Every merchant transaction involves several key participants, even though most of them remain invisible to the customer. The customer uses a payment method issued by their bank, often called the issuing bank. The merchant works with an acquiring bank, which is the bank that receives funds on the merchant’s behalf. Between these banks are payment networks that act as communication highways, ensuring information moves quickly and securely.

The merchant processor sits at the center of this system from the merchant’s perspective. It provides the tools to accept payments and routes transaction data to the appropriate networks and banks. In many cases, a payment gateway is also involved, especially for online transactions. The gateway securely transmits payment data from a website or app to the processor. Each player has a specific role, and no single participant moves money alone. Instead, they work together in a tightly coordinated process.

From Checkout to Approval: How Authorization Works

The first major step in merchant processing is authorization. This begins the moment a customer initiates a payment by swiping a card, tapping a phone, or entering details online. The payment information is captured and encrypted to protect sensitive data. It is then sent through the merchant’s system to the processor, which forwards it through the payment network to the customer’s issuing bank.

The issuing bank checks several things in real time. It verifies that the account is valid, that sufficient funds or credit are available, and that the transaction does not appear suspicious. Based on these checks, the bank sends back an approval or decline. An approval means the bank has agreed to the transaction and temporarily reserved the funds. At this stage, no money has moved yet. Authorization is simply permission to proceed.

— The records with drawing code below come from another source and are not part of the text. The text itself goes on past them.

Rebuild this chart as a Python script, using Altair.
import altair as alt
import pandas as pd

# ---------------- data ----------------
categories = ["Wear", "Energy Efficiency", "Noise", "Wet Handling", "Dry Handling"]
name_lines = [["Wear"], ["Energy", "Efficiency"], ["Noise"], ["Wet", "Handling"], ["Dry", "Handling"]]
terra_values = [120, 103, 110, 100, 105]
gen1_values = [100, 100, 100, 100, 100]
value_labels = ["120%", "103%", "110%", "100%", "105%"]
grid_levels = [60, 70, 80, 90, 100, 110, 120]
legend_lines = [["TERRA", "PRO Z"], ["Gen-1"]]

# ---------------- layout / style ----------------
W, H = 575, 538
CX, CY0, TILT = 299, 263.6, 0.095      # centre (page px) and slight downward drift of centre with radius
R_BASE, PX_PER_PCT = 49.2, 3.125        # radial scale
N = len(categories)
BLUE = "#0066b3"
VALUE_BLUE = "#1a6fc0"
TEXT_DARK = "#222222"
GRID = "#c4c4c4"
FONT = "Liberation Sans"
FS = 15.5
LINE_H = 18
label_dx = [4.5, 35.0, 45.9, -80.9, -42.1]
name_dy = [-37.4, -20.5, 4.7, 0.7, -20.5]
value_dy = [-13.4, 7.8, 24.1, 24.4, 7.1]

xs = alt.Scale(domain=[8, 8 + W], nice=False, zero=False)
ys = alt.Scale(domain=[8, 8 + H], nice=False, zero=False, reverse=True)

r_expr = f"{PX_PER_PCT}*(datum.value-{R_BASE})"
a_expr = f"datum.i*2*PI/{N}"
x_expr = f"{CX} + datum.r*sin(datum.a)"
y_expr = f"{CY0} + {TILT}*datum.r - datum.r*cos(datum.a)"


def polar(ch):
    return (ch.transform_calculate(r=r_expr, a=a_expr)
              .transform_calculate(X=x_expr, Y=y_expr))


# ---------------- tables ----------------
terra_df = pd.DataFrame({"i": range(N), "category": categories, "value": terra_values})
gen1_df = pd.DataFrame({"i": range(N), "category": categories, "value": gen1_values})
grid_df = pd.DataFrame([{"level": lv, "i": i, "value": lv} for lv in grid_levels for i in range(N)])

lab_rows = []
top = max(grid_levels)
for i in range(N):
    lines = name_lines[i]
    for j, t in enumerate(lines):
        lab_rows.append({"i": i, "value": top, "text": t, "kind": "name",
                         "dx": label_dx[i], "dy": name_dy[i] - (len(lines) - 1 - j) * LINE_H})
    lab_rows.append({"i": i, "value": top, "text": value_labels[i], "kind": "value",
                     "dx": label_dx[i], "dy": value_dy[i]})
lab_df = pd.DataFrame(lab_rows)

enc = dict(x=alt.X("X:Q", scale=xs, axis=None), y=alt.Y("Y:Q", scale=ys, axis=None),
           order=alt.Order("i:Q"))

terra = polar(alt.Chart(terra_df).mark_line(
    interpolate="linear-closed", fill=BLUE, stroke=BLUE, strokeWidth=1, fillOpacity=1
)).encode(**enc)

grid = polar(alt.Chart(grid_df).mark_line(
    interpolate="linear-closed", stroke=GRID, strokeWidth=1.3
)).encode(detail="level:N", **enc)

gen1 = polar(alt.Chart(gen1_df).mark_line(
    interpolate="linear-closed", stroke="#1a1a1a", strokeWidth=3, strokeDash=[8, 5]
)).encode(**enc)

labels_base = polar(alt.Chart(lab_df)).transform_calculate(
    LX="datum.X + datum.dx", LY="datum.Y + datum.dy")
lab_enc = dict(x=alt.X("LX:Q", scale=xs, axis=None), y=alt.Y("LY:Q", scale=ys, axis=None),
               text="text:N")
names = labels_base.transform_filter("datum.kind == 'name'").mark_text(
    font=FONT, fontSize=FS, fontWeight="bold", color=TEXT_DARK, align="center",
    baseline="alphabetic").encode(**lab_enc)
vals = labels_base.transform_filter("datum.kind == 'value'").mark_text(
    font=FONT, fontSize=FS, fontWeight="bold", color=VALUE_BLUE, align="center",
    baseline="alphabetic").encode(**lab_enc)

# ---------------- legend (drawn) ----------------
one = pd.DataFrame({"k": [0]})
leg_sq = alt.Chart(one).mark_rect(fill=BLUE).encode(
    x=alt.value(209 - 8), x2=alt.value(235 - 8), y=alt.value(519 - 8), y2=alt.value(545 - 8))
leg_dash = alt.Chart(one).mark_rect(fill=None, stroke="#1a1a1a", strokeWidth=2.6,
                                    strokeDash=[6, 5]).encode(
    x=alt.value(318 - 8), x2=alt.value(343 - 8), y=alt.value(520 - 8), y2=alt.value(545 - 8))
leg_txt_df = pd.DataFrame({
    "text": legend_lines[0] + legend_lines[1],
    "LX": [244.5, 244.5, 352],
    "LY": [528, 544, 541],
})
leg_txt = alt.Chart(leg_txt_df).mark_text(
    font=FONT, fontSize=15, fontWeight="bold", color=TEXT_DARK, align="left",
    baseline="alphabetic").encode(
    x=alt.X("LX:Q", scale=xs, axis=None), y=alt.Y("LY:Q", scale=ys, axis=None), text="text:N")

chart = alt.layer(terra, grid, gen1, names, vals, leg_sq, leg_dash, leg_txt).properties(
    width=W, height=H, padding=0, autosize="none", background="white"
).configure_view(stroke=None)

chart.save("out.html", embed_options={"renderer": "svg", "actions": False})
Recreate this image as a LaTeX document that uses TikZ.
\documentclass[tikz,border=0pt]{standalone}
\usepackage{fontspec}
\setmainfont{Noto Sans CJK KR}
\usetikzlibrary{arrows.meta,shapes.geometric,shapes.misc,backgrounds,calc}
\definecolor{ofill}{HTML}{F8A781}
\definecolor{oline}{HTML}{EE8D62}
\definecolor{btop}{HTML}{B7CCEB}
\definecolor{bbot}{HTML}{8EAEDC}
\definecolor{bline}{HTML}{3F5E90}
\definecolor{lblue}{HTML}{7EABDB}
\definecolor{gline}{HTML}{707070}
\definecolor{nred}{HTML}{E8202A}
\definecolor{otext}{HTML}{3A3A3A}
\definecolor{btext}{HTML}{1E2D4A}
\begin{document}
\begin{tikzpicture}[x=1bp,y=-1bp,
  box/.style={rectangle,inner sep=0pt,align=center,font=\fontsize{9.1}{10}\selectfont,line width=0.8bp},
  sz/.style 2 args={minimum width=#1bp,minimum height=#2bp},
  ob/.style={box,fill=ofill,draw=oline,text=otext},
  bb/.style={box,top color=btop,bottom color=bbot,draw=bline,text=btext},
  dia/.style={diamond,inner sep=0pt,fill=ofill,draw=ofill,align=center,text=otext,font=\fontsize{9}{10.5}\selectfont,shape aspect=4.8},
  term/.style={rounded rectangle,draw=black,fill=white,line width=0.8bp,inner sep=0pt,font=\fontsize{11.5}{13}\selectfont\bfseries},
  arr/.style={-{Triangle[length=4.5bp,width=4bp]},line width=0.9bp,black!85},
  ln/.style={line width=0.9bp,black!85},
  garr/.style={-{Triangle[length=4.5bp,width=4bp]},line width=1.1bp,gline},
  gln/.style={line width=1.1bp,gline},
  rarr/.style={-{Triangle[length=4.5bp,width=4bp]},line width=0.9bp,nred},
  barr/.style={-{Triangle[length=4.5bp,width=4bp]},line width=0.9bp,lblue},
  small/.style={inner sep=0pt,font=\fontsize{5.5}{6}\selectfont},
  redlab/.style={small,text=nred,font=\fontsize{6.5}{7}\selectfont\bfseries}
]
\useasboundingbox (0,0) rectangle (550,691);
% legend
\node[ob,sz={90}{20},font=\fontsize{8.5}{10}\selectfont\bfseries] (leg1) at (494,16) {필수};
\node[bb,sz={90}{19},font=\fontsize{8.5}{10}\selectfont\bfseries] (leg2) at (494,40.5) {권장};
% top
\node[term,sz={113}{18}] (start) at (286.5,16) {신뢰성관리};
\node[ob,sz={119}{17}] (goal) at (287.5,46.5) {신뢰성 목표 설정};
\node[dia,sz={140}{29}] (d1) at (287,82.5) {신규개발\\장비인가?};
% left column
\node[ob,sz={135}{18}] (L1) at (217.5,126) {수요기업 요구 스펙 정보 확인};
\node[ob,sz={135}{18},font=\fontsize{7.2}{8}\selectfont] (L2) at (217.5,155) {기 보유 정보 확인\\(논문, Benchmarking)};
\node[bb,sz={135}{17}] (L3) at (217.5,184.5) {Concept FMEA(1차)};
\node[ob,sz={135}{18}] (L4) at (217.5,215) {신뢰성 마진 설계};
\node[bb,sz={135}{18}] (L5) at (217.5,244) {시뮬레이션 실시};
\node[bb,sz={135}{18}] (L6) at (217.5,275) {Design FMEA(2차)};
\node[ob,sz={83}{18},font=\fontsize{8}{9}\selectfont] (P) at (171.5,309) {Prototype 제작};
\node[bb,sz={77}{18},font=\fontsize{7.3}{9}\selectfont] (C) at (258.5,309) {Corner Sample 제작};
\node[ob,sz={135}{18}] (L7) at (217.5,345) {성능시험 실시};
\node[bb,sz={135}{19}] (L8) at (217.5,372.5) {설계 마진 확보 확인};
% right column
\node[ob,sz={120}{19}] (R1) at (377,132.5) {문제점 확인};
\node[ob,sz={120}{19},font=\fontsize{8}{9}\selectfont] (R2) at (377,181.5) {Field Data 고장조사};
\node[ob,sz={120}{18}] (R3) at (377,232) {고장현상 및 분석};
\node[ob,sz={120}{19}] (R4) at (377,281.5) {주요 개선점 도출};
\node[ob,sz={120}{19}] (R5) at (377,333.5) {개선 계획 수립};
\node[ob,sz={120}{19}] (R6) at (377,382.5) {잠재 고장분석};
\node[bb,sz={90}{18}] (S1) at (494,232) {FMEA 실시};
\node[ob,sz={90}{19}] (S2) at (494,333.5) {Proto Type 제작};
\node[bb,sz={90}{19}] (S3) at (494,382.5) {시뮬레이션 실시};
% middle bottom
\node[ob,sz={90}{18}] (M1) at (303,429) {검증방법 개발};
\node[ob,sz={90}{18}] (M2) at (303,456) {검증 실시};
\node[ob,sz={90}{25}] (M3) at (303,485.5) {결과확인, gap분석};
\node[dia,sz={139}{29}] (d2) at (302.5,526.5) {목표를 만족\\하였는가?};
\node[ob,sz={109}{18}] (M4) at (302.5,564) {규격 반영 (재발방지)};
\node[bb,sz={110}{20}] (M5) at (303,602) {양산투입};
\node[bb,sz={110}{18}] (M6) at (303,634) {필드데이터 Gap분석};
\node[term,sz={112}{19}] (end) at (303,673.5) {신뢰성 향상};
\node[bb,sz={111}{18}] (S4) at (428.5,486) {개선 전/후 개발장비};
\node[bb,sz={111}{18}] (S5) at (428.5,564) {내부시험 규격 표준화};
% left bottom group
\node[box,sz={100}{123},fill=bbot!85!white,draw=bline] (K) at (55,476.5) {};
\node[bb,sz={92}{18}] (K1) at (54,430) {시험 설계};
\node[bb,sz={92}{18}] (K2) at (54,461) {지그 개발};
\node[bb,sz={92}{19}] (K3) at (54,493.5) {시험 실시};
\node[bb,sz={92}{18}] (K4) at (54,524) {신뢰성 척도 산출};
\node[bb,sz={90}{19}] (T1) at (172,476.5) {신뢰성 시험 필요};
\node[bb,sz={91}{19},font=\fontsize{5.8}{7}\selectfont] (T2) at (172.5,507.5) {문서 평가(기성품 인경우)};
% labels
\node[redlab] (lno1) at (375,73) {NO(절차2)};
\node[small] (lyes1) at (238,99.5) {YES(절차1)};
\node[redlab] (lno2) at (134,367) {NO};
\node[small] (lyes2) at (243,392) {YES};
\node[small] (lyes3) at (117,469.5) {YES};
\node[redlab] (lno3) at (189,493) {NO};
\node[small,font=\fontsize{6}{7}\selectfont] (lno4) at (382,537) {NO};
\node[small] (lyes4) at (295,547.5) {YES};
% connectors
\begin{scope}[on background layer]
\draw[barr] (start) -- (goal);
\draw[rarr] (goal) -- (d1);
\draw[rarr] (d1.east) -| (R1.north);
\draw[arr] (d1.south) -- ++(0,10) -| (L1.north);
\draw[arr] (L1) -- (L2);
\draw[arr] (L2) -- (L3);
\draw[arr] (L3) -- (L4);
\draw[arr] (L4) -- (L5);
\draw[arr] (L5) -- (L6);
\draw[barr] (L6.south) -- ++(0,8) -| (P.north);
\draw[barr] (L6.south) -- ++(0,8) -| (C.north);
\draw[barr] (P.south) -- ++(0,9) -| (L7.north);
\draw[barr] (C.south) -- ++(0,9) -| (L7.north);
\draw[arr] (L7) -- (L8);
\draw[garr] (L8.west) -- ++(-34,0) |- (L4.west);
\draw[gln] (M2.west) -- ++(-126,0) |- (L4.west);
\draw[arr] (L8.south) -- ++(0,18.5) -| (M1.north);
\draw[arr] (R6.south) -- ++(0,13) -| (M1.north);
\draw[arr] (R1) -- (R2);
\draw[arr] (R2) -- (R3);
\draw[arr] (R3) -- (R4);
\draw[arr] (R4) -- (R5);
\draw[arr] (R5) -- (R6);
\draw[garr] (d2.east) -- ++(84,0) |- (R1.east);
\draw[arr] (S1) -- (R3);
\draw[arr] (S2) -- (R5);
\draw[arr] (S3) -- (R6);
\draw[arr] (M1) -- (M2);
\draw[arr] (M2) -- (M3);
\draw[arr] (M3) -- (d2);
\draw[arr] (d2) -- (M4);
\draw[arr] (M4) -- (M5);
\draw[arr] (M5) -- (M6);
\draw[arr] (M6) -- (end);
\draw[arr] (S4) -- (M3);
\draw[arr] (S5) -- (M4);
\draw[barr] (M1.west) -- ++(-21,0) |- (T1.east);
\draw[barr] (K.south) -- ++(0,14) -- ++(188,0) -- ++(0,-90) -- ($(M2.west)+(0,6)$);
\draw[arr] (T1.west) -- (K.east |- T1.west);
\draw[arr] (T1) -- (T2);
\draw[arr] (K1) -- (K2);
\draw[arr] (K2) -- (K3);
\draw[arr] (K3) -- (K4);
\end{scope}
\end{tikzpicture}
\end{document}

Clearing and Settlement Made Simple

After authorization, the transaction moves into clearing and settlement, which is where beginners often feel lost. Clearing is the process of confirming transaction details and preparing them for settlement. Merchants usually group approved transactions into batches, often at the end of the business day. These batches are sent through the processor and payment networks to the issuing banks. Settlement is when money actually moves. The issuing bank transfers the transaction amount, minus certain fees, to the acquiring bank. The acquiring bank then deposits the funds into the merchant’s account. This process typically takes one to three business days, which explains why a sale made today may not appear in a bank account immediately. The delay allows the system to manage risk, correct errors, and handle the massive volume of transactions processed every day.

Understanding Fees Without the Headache

Merchant processing fees are one of the most common points of confusion for beginners. These fees exist because every participant in the payment ecosystem provides a service and assumes some level of risk. Issuing banks take on the risk of extending credit and covering fraud. Payment networks maintain global infrastructure and standards. Processors provide technology, security, support, and compliance management.

Different pricing models bundle these fees in different ways. Some merchants pay a flat rate per transaction, while others use more transparent models that separate underlying costs from processor markup. While fee structures can vary, the underlying reason for fees remains the same. They support a system that allows businesses to accept payments quickly, securely, and at scale.

Security, Trust, and Why the System Works

Security is the foundation that allows merchant processing to function at all. Without trust, customers would hesitate to share payment information, and businesses would struggle to accept electronic payments. To protect that trust, merchant processing relies on multiple layers of security. Encryption protects data as it travels between systems. Tokenization replaces sensitive card numbers with temporary substitutes. Fraud detection tools analyze transactions in real time to identify unusual patterns.

In addition to technology, strict compliance standards govern how payment data must be handled. Processors enforce these standards automatically, reducing the burden on merchants. This combination of technology and rules is why customers feel comfortable paying electronically in stores, online, and across borders. The system is designed not just to move money, but to protect everyone involved.

Why Merchant Processing Matters for New Businesses

For beginners, understanding merchant processing is about more than curiosity. It directly affects cash flow, customer experience, and business growth. Knowing how payments move helps business owners understand why deposits take time, how disputes work, and what to expect from their processor. It also empowers them to compare providers more confidently and choose solutions that match their needs. Merchant processing is one of the most important partnerships a business forms. It touches every sale, every customer interaction, and every dollar earned. By understanding the basics, beginners gain clarity and confidence in a system that once felt opaque. Merchant processing may operate behind the scenes, but it plays a leading role in turning everyday transactions into sustainable, modern businesses.